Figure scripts
+---+

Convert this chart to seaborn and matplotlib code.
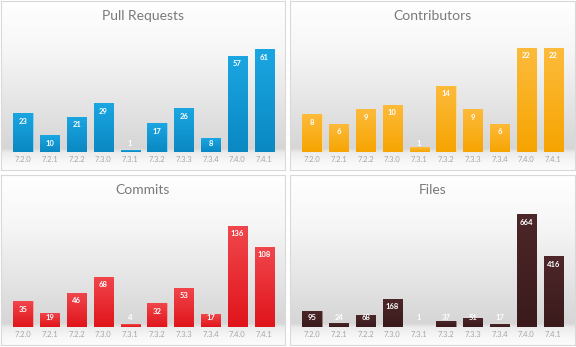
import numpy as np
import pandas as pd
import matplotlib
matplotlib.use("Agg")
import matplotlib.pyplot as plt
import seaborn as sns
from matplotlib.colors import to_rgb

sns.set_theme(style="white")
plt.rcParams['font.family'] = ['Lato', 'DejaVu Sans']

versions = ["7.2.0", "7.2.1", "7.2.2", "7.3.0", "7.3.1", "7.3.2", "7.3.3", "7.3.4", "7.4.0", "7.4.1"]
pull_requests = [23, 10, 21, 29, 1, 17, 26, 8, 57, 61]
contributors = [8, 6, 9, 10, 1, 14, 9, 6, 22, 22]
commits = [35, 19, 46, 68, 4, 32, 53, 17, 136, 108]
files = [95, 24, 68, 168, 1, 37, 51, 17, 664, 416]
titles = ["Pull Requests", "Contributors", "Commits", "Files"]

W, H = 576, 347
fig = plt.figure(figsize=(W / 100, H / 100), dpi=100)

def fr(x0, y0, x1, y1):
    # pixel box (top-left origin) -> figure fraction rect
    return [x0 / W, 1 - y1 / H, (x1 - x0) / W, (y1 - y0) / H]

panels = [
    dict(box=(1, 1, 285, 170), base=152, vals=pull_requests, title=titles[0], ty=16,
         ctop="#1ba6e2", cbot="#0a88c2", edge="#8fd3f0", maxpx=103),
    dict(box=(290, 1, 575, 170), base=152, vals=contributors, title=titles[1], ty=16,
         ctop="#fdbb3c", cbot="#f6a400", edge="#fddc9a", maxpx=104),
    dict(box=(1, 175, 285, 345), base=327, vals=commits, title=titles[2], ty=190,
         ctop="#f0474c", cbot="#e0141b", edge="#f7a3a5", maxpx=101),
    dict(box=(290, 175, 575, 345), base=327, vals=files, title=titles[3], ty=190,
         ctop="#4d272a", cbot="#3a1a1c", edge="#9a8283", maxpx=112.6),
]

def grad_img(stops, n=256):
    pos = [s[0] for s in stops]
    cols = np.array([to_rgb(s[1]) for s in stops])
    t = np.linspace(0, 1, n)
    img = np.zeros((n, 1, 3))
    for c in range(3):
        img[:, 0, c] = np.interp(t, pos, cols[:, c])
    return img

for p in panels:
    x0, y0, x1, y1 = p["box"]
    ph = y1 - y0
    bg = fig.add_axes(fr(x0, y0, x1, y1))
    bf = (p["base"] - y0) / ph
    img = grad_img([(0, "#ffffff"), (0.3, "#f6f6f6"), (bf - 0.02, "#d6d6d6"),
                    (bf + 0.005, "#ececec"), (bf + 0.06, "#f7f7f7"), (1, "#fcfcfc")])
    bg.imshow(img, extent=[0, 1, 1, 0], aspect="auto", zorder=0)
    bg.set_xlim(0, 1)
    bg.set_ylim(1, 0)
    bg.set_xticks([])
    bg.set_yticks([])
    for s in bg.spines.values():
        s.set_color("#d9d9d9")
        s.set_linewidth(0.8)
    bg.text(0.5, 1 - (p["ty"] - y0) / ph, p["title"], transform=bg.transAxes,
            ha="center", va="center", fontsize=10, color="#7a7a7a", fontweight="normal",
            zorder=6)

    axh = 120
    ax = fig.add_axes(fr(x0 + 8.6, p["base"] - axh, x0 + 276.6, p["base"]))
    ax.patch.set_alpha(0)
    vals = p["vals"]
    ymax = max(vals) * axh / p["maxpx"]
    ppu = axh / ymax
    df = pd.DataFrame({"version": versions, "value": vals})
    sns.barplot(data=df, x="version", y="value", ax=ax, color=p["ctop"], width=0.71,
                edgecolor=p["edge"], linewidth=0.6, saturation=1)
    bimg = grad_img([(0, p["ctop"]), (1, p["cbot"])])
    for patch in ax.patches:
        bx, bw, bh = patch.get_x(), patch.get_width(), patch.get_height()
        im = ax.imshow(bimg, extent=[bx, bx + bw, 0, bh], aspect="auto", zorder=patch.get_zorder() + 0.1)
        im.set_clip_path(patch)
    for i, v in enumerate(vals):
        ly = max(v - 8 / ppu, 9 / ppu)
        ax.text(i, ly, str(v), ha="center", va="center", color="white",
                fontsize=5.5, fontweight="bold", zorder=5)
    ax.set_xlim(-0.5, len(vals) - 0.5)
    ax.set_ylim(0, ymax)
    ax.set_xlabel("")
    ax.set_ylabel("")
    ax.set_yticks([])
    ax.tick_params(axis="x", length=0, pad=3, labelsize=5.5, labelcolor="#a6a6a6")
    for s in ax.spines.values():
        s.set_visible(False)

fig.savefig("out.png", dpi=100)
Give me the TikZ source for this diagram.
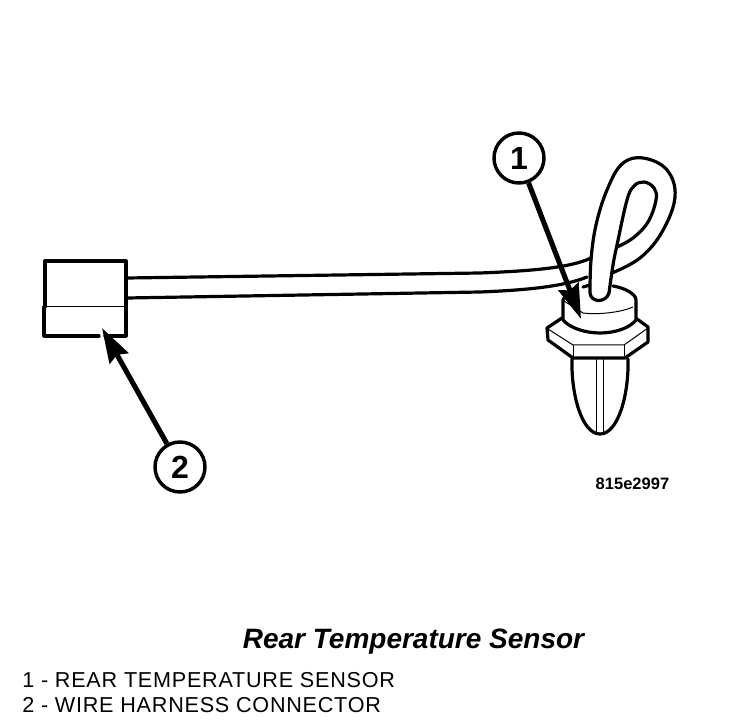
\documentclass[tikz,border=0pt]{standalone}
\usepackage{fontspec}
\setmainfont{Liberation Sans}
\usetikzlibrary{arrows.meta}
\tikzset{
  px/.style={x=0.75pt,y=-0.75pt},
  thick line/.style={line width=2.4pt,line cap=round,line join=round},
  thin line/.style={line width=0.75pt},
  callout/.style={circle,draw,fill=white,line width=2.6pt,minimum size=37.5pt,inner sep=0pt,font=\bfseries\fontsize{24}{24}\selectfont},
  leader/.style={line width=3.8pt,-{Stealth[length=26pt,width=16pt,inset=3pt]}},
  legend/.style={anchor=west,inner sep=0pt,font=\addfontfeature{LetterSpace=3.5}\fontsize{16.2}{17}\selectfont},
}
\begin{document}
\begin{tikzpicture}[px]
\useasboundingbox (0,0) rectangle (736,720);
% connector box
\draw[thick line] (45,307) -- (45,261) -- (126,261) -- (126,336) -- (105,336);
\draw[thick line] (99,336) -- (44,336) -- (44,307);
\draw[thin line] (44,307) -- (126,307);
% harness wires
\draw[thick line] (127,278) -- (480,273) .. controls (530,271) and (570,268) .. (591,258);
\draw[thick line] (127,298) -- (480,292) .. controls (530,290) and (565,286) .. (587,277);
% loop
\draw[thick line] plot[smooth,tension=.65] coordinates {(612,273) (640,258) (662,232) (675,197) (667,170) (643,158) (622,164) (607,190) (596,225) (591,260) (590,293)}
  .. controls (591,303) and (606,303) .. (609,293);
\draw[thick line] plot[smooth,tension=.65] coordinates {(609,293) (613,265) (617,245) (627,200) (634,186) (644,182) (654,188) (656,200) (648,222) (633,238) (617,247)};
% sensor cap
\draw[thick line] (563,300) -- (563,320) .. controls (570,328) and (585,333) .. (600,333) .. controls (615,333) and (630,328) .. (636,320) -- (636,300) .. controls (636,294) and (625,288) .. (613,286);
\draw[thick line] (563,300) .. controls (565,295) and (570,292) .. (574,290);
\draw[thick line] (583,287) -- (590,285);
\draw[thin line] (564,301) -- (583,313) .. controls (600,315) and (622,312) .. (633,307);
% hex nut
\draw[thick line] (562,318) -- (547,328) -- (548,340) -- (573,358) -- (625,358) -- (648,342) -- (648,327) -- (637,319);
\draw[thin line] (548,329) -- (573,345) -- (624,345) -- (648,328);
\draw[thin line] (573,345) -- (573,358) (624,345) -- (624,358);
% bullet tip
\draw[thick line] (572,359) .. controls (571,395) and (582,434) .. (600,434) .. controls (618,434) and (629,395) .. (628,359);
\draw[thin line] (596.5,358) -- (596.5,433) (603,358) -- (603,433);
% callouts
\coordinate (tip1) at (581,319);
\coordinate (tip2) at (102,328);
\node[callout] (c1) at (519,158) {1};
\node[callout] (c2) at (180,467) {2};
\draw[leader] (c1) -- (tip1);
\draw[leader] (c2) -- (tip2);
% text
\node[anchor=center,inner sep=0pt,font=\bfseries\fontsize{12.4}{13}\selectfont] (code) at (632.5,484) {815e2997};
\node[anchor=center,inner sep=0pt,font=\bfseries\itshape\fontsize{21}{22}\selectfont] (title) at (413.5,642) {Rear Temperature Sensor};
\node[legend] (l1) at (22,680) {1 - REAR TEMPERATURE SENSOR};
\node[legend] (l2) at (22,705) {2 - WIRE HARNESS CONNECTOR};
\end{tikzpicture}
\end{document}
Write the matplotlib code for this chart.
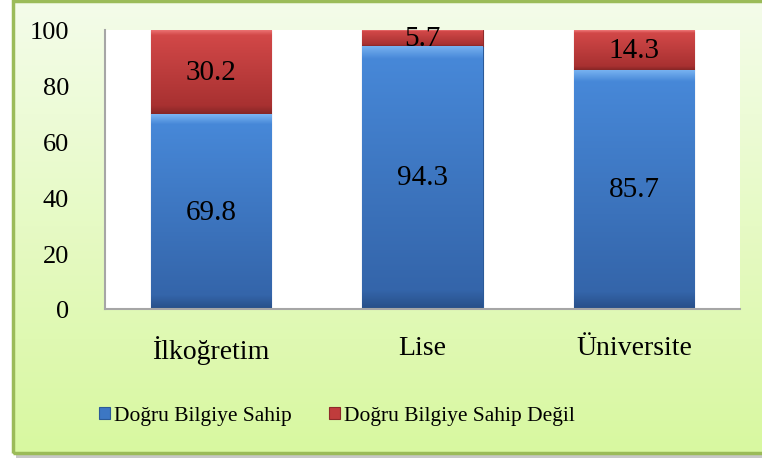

+---+

◆ **Work instructions**
Identify and copy lines that hold the string "chart".

◆ **Task answer**
Convert this chart to seaborn and matplotlib code.
Write the matplotlib code for this chart.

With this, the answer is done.